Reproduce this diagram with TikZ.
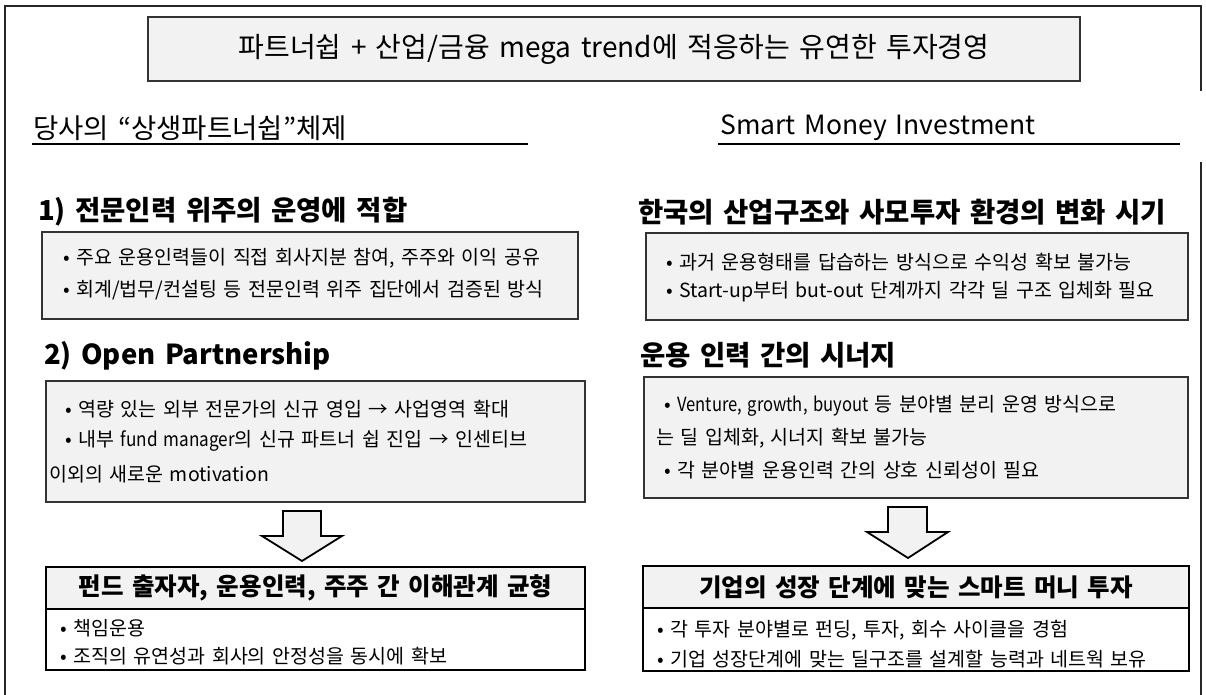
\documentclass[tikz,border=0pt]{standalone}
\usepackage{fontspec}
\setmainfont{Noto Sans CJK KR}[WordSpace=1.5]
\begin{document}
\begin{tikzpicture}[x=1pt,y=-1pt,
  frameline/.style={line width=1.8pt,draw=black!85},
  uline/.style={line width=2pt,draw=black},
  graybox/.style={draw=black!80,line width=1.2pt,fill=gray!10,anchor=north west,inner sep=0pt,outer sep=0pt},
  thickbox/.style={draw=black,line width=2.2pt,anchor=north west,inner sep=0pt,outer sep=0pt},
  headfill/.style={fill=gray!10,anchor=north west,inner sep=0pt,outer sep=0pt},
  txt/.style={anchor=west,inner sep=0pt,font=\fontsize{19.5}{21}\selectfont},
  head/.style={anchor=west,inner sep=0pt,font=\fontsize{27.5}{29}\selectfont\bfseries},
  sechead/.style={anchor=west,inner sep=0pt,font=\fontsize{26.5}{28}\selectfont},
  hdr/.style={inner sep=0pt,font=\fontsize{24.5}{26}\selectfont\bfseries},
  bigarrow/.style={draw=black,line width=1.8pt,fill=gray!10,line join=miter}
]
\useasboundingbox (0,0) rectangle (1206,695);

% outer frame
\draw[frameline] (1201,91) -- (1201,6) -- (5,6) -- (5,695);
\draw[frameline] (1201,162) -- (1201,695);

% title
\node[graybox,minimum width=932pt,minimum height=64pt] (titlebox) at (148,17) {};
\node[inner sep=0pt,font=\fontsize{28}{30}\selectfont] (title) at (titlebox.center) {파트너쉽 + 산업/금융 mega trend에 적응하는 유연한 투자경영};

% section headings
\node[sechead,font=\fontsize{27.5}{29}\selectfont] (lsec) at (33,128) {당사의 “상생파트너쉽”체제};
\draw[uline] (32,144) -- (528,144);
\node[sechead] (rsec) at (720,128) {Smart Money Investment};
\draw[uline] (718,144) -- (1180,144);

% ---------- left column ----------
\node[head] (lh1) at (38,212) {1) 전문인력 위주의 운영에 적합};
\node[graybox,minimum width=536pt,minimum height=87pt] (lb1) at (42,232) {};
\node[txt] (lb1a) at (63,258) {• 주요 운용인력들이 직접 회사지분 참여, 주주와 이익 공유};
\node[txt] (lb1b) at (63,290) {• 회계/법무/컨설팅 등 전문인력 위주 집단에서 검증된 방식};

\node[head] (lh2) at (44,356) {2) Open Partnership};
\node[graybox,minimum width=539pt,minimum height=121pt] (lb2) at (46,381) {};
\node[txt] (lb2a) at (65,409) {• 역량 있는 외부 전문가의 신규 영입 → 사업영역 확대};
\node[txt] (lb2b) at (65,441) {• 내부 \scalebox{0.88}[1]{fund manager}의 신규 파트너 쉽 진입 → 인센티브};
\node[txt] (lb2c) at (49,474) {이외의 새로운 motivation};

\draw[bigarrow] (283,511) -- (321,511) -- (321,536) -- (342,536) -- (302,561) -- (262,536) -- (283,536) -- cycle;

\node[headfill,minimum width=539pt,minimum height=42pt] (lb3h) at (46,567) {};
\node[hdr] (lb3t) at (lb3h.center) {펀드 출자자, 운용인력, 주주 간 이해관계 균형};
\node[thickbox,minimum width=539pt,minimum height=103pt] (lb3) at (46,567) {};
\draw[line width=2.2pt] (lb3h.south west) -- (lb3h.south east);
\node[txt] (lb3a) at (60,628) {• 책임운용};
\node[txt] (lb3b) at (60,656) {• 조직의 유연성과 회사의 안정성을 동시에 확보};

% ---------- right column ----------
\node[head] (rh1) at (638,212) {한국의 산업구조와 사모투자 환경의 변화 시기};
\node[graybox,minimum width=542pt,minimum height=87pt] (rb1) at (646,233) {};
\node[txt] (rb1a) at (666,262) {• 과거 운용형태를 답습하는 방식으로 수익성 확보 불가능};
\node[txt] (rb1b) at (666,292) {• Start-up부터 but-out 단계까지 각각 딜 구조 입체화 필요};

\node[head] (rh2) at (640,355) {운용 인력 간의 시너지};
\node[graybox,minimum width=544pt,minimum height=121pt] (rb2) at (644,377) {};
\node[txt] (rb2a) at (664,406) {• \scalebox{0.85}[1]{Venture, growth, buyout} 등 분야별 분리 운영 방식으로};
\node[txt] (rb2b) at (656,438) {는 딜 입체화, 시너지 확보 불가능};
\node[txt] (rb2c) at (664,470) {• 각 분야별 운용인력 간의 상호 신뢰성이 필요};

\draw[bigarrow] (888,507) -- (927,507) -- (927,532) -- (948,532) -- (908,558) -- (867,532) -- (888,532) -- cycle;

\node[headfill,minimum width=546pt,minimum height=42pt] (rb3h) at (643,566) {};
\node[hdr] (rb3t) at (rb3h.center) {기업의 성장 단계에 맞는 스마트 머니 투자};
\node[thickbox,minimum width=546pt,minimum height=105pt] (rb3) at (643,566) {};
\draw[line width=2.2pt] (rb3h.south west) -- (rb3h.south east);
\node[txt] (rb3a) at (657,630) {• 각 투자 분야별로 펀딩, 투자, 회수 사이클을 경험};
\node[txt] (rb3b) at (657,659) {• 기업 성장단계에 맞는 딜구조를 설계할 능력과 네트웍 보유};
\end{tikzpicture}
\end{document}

··········

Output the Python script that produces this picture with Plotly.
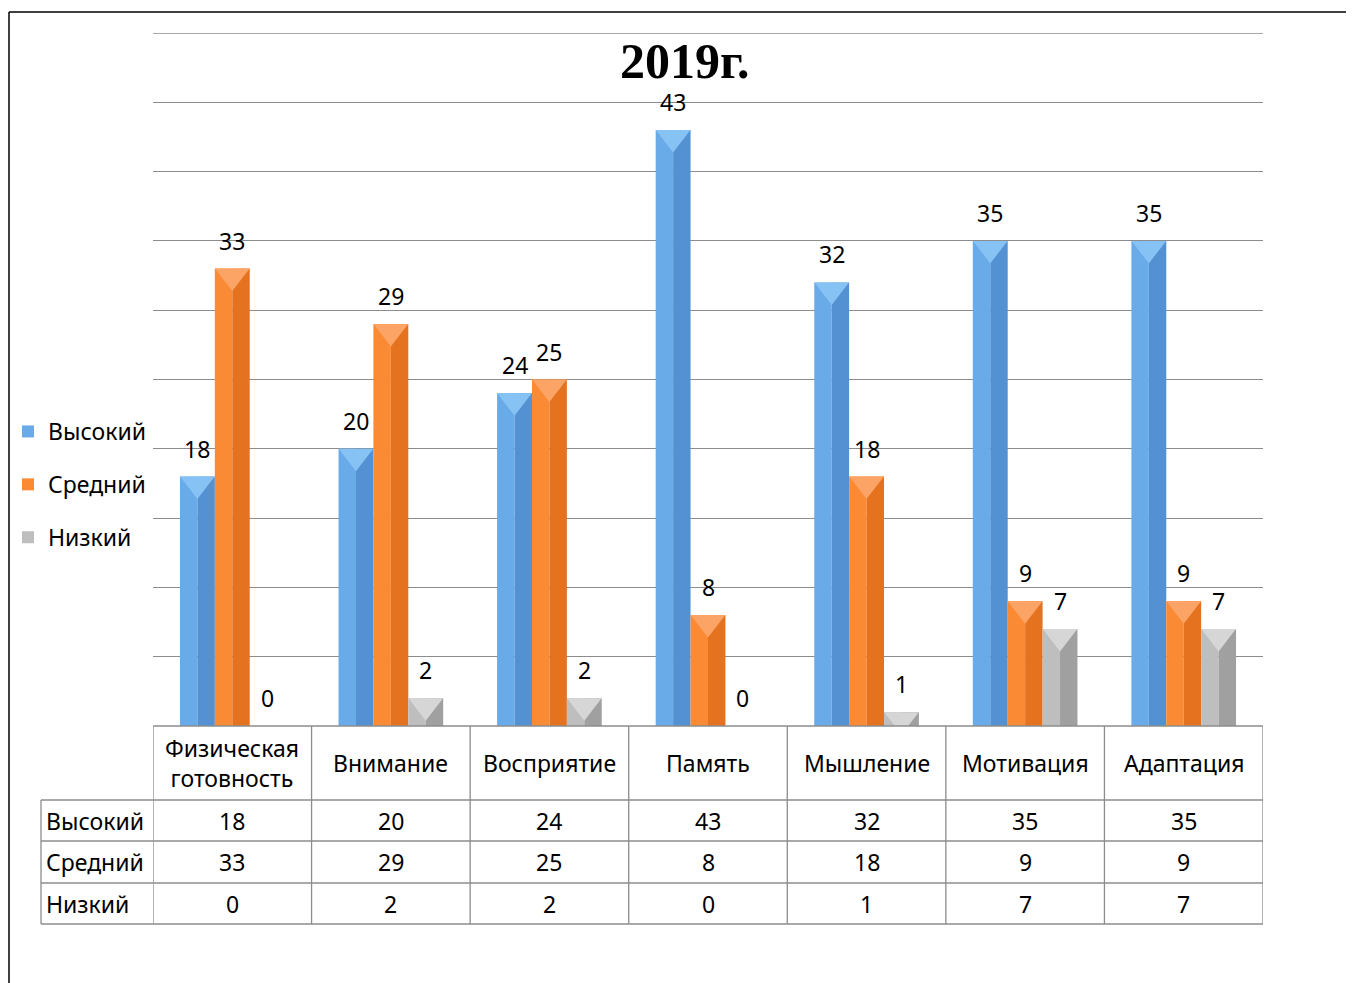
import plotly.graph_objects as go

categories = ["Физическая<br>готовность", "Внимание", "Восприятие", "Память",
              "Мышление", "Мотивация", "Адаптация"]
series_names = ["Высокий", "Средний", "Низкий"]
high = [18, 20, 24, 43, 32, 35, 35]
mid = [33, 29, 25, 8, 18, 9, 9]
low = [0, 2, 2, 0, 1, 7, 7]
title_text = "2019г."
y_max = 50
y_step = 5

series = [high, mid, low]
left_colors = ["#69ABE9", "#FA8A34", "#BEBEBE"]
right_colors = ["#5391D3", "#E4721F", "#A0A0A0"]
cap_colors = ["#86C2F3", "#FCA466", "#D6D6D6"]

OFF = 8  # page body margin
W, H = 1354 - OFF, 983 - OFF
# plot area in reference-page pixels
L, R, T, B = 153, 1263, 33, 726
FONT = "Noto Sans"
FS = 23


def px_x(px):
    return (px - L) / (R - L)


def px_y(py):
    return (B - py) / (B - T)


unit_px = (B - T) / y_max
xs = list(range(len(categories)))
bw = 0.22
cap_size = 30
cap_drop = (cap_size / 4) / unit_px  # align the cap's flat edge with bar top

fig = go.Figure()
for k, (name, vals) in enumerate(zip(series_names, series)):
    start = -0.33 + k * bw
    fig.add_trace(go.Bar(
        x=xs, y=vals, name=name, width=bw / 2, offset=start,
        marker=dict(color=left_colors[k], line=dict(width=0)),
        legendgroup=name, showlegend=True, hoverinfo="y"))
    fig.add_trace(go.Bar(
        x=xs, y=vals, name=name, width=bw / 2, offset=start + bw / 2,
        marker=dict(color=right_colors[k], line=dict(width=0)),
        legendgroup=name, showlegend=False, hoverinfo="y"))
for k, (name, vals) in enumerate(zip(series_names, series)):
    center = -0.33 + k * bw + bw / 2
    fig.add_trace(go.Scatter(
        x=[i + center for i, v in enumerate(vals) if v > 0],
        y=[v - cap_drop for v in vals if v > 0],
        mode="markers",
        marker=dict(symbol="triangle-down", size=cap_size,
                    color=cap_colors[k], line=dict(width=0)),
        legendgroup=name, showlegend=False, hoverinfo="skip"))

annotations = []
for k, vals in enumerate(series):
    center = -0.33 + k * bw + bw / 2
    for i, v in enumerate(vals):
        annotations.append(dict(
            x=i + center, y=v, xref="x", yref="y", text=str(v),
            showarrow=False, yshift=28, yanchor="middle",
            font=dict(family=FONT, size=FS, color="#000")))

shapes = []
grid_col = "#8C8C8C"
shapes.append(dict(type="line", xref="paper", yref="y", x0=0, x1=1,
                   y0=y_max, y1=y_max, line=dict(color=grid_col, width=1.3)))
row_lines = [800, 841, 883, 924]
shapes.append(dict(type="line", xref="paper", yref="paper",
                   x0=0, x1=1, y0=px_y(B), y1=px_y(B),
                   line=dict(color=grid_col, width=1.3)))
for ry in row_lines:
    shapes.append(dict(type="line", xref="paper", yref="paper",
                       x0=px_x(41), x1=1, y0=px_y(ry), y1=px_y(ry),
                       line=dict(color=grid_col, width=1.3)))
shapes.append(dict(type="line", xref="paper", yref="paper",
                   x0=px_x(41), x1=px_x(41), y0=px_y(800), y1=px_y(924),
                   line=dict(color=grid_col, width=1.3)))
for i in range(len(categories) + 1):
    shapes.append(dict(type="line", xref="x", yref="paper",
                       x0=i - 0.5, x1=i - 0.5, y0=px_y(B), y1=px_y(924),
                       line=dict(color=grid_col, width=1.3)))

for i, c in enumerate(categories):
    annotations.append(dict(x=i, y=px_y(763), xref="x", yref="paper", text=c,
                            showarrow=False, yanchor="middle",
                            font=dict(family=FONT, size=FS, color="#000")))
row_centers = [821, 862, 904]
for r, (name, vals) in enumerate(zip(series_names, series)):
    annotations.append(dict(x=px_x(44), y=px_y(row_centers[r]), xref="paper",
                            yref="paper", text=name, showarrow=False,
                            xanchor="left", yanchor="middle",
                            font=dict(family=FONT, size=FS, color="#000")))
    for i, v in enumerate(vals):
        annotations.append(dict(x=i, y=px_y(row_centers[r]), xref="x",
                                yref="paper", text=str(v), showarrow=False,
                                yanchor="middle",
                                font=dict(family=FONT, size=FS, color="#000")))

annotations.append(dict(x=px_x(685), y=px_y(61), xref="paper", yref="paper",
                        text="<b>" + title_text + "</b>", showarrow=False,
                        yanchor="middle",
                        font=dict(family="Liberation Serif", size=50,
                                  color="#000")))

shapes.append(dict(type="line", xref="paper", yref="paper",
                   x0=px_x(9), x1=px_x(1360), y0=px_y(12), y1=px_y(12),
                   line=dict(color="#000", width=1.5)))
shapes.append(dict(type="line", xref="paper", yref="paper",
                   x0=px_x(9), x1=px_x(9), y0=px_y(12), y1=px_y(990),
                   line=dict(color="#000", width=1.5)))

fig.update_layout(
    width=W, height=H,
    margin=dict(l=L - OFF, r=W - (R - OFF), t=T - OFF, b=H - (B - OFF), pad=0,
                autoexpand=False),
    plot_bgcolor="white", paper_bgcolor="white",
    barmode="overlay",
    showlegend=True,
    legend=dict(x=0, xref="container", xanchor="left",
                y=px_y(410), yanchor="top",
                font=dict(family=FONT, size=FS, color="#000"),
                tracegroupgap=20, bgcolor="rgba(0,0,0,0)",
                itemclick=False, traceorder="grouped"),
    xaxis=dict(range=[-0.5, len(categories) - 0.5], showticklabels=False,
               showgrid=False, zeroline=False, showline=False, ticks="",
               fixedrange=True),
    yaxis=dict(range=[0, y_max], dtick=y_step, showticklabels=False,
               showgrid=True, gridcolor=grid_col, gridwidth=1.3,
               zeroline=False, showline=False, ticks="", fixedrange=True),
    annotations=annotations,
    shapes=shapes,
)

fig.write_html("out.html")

··········

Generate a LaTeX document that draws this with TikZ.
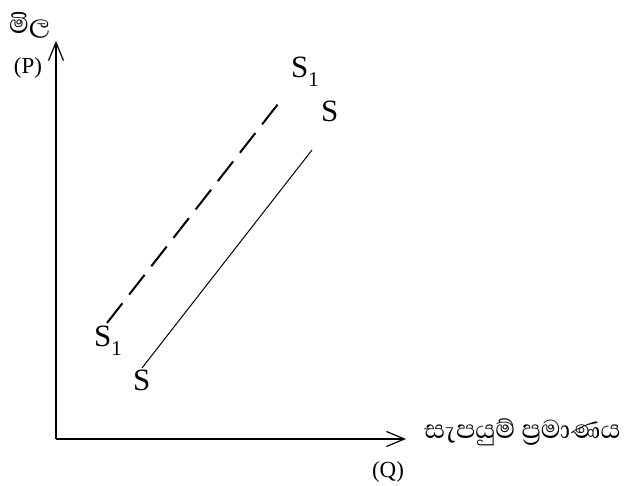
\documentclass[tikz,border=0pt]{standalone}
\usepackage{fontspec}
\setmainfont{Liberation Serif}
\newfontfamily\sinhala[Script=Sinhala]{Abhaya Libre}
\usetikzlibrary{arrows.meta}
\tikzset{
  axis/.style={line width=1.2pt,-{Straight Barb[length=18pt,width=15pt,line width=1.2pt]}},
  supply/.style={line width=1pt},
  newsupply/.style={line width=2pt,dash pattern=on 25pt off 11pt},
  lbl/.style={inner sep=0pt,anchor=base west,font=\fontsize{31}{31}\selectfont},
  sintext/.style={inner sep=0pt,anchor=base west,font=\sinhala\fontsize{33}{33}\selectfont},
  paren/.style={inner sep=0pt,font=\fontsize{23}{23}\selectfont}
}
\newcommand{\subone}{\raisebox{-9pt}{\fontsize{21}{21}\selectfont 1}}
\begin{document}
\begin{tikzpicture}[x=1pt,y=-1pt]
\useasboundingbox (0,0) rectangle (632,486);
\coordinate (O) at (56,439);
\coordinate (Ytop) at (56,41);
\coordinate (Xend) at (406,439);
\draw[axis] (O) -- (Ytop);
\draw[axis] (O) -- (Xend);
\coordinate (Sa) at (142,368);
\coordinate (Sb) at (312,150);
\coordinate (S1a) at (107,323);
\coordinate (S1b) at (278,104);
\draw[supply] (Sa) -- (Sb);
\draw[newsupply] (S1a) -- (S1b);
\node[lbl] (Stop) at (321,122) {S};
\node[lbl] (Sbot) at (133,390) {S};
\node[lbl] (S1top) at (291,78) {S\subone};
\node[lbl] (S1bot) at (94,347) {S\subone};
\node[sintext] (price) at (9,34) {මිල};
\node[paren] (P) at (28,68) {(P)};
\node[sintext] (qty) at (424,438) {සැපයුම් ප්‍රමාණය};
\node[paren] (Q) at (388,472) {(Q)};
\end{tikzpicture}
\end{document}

··········

◆ Set problem: Copy out every line in the listing where the word "that" appears.

◆ Answer:
Output the Python script that produces this picture with Plotly.
Generate a LaTeX document that draws this with TikZ.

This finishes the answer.